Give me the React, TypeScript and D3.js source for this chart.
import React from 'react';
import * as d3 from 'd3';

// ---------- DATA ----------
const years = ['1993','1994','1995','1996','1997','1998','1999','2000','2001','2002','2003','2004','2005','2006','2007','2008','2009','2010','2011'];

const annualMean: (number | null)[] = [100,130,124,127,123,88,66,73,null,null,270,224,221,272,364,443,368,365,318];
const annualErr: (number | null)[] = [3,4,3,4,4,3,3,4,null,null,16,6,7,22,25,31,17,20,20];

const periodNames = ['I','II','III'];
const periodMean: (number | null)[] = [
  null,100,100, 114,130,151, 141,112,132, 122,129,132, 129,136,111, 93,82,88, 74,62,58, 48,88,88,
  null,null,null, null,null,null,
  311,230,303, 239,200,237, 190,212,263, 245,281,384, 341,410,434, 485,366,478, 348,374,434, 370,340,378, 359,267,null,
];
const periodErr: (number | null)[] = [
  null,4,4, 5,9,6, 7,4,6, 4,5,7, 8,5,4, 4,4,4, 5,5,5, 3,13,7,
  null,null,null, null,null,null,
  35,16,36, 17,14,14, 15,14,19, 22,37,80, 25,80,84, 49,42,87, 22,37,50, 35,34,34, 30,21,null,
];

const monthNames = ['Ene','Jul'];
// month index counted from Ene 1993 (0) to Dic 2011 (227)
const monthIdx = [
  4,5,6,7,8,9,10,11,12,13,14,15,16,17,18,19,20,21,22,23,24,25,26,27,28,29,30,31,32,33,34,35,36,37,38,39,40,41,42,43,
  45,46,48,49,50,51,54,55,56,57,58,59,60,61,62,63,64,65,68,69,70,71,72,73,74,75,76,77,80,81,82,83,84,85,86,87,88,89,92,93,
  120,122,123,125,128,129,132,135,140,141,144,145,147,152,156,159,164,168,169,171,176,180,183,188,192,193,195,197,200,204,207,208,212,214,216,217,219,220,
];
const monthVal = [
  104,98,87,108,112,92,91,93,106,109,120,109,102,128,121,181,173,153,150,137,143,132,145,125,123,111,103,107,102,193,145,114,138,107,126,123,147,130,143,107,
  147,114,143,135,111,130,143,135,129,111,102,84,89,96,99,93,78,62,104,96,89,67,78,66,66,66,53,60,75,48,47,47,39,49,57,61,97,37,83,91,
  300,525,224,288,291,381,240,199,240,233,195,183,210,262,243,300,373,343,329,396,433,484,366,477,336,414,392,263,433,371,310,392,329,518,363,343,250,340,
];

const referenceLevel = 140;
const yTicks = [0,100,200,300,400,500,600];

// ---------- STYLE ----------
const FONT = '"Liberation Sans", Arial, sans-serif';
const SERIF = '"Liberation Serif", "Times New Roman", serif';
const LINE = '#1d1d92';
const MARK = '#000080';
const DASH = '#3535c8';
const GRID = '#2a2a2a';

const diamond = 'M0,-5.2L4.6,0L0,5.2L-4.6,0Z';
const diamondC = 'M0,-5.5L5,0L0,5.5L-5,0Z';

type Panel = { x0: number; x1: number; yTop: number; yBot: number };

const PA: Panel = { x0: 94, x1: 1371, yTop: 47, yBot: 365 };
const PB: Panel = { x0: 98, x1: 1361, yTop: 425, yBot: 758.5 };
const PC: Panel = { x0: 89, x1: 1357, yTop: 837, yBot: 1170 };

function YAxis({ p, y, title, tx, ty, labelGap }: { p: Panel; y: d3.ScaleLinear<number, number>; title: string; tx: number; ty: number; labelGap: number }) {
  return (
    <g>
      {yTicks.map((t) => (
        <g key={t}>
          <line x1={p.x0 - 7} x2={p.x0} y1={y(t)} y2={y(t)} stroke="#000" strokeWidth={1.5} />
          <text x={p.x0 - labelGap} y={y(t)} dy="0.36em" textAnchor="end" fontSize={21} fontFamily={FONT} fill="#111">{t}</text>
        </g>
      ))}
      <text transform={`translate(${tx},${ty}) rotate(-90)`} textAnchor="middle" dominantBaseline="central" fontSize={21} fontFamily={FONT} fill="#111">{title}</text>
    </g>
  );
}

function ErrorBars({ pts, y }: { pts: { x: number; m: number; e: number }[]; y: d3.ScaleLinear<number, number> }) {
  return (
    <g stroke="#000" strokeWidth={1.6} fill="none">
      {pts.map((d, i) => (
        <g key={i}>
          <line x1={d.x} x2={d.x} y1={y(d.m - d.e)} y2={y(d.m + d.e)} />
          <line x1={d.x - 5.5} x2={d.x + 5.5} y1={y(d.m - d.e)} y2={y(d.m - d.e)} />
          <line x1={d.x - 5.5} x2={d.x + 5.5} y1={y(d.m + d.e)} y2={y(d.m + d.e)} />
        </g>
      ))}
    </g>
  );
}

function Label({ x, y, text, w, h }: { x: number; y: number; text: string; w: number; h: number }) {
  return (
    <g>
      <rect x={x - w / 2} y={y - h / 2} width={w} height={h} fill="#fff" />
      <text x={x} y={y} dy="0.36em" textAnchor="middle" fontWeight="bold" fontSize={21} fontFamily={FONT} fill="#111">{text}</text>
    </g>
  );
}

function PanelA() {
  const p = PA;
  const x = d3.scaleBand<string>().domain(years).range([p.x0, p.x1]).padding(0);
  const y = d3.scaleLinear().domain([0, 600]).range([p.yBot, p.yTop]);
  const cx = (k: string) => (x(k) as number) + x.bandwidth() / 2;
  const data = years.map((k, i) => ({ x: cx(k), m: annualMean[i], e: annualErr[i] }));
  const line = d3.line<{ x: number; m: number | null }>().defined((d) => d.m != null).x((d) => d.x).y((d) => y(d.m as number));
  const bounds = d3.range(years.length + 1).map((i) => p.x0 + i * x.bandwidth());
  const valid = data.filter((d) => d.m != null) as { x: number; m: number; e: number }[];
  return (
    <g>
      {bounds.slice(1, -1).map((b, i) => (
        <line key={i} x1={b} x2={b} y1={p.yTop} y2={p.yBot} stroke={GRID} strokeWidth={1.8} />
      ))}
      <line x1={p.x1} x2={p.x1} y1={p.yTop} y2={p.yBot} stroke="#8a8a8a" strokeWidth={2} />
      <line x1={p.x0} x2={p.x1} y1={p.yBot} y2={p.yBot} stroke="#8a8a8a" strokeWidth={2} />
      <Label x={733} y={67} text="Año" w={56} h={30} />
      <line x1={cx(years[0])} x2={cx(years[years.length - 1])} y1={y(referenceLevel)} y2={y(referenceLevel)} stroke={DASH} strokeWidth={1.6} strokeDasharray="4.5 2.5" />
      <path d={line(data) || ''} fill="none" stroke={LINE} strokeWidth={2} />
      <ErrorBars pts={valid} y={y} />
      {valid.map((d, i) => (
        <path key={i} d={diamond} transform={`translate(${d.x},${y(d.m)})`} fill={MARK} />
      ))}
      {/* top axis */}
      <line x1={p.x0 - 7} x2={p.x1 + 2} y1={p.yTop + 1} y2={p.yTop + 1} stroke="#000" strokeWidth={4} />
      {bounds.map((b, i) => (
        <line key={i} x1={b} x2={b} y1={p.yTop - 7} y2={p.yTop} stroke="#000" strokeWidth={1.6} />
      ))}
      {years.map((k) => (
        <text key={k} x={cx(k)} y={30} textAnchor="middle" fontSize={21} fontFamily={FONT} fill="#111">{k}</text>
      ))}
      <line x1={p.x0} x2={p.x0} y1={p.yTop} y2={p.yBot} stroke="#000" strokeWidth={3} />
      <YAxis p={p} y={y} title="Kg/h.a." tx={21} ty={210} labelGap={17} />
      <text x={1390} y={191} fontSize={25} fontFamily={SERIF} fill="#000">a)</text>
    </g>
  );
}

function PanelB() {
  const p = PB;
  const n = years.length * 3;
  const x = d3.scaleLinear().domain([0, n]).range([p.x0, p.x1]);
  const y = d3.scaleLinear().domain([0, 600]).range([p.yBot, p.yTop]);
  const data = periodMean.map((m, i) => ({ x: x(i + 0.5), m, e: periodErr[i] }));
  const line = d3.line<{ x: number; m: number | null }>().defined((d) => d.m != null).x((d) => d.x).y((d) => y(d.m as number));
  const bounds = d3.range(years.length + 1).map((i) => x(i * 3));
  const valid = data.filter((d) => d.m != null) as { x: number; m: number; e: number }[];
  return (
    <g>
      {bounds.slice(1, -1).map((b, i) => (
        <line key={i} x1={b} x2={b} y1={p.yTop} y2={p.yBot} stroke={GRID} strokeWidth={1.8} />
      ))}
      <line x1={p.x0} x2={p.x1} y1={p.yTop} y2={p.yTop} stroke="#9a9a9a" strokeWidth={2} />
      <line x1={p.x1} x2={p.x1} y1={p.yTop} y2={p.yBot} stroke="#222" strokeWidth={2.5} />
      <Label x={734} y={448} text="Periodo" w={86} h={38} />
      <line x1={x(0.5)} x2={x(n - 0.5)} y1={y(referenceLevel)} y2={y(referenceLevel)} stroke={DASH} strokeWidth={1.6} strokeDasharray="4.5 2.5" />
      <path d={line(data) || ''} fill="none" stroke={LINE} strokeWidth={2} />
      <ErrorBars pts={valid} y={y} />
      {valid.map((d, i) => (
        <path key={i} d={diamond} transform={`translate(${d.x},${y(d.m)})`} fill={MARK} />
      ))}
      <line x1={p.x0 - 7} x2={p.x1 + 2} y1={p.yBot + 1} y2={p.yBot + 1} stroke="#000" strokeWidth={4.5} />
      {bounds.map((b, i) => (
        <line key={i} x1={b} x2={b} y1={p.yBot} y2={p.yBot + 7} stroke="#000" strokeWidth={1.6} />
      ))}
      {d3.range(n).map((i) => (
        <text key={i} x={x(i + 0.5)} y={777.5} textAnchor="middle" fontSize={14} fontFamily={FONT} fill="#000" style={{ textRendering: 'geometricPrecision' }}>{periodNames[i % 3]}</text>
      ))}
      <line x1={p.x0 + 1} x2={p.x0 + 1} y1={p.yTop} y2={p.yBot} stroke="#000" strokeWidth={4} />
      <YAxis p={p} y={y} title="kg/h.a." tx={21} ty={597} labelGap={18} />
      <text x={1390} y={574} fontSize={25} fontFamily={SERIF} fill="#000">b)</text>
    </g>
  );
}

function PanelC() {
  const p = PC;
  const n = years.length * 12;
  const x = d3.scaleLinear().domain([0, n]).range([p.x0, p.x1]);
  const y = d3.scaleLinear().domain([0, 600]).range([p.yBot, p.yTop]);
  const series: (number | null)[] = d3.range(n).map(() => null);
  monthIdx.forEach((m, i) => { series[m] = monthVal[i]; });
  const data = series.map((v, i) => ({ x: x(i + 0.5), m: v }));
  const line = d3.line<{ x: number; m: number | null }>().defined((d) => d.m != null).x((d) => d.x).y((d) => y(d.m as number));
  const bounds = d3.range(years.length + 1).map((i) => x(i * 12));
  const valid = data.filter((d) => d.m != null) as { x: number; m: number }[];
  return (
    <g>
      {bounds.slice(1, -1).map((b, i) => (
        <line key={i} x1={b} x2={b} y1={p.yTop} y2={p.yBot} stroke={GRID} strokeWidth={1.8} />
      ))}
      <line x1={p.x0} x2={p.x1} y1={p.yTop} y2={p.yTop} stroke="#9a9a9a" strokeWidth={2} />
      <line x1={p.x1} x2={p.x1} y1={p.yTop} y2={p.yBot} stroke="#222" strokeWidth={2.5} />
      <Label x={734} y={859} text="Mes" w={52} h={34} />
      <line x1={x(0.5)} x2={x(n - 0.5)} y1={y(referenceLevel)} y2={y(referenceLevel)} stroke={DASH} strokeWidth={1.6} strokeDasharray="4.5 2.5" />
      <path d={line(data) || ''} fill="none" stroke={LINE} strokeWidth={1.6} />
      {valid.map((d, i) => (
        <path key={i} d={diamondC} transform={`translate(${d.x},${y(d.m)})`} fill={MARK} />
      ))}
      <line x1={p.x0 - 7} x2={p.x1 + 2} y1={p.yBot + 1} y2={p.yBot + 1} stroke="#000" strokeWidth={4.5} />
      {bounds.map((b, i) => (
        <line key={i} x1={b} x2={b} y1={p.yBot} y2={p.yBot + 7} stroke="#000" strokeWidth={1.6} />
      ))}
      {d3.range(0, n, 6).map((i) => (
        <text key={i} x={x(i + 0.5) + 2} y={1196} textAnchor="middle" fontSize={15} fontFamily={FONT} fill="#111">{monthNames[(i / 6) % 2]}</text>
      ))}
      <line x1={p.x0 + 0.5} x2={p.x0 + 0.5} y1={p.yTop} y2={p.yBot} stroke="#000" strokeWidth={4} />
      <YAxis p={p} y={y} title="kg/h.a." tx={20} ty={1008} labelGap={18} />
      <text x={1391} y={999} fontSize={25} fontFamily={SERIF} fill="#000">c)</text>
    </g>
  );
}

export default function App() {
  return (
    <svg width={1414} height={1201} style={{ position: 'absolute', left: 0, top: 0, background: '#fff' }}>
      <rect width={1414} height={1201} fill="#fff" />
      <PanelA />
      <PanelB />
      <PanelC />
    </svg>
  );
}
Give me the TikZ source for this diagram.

TASK GOAL:
Please write out exactly the lines from the start of the data through the line that contains "const yTicks = [0,100,200,300,400,500,600];", both ends included, and nothing else.

EXPECTED OUTPUT:
Give me the React, TypeScript and D3.js source for this chart.
import React from 'react';
import * as d3 from 'd3';

// ---------- DATA ----------
const years = ['1993','1994','1995','1996','1997','1998','1999','2000','2001','2002','2003','2004','2005','2006','2007','2008','2009','2010','2011'];

const annualMean: (number | null)[] = [100,130,124,127,123,88,66,73,null,null,270,224,221,272,364,443,368,365,318];
const annualErr: (number | null)[] = [3,4,3,4,4,3,3,4,null,null,16,6,7,22,25,31,17,20,20];

const periodNames = ['I','II','III'];
const periodMean: (number | null)[] = [
  null,100,100, 114,130,151, 141,112,132, 122,129,132, 129,136,111, 93,82,88, 74,62,58, 48,88,88,
  null,null,null, null,null,null,
  311,230,303, 239,200,237, 190,212,263, 245,281,384, 341,410,434, 485,366,478, 348,374,434, 370,340,378, 359,267,null,
];
const periodErr: (number | null)[] = [
  null,4,4, 5,9,6, 7,4,6, 4,5,7, 8,5,4, 4,4,4, 5,5,5, 3,13,7,
  null,null,null, null,null,null,
  35,16,36, 17,14,14, 15,14,19, 22,37,80, 25,80,84, 49,42,87, 22,37,50, 35,34,34, 30,21,null,
];

const monthNames = ['Ene','Jul'];
// month index counted from Ene 1993 (0) to Dic 2011 (227)
const monthIdx = [
  4,5,6,7,8,9,10,11,12,13,14,15,16,17,18,19,20,21,22,23,24,25,26,27,28,29,30,31,32,33,34,35,36,37,38,39,40,41,42,43,
  45,46,48,49,50,51,54,55,56,57,58,59,60,61,62,63,64,65,68,69,70,71,72,73,74,75,76,77,80,81,82,83,84,85,86,87,88,89,92,93,
  120,122,123,125,128,129,132,135,140,141,144,145,147,152,156,159,164,168,169,171,176,180,183,188,192,193,195,197,200,204,207,208,212,214,216,217,219,220,
];
const monthVal = [
  104,98,87,108,112,92,91,93,106,109,120,109,102,128,121,181,173,153,150,137,143,132,145,125,123,111,103,107,102,193,145,114,138,107,126,123,147,130,143,107,
  147,114,143,135,111,130,143,135,129,111,102,84,89,96,99,93,78,62,104,96,89,67,78,66,66,66,53,60,75,48,47,47,39,49,57,61,97,37,83,91,
  300,525,224,288,291,381,240,199,240,233,195,183,210,262,243,300,373,343,329,396,433,484,366,477,336,414,392,263,433,371,310,392,329,518,363,343,250,340,
];

const referenceLevel = 140;
const yTicks = [0,100,200,300,400,500,600];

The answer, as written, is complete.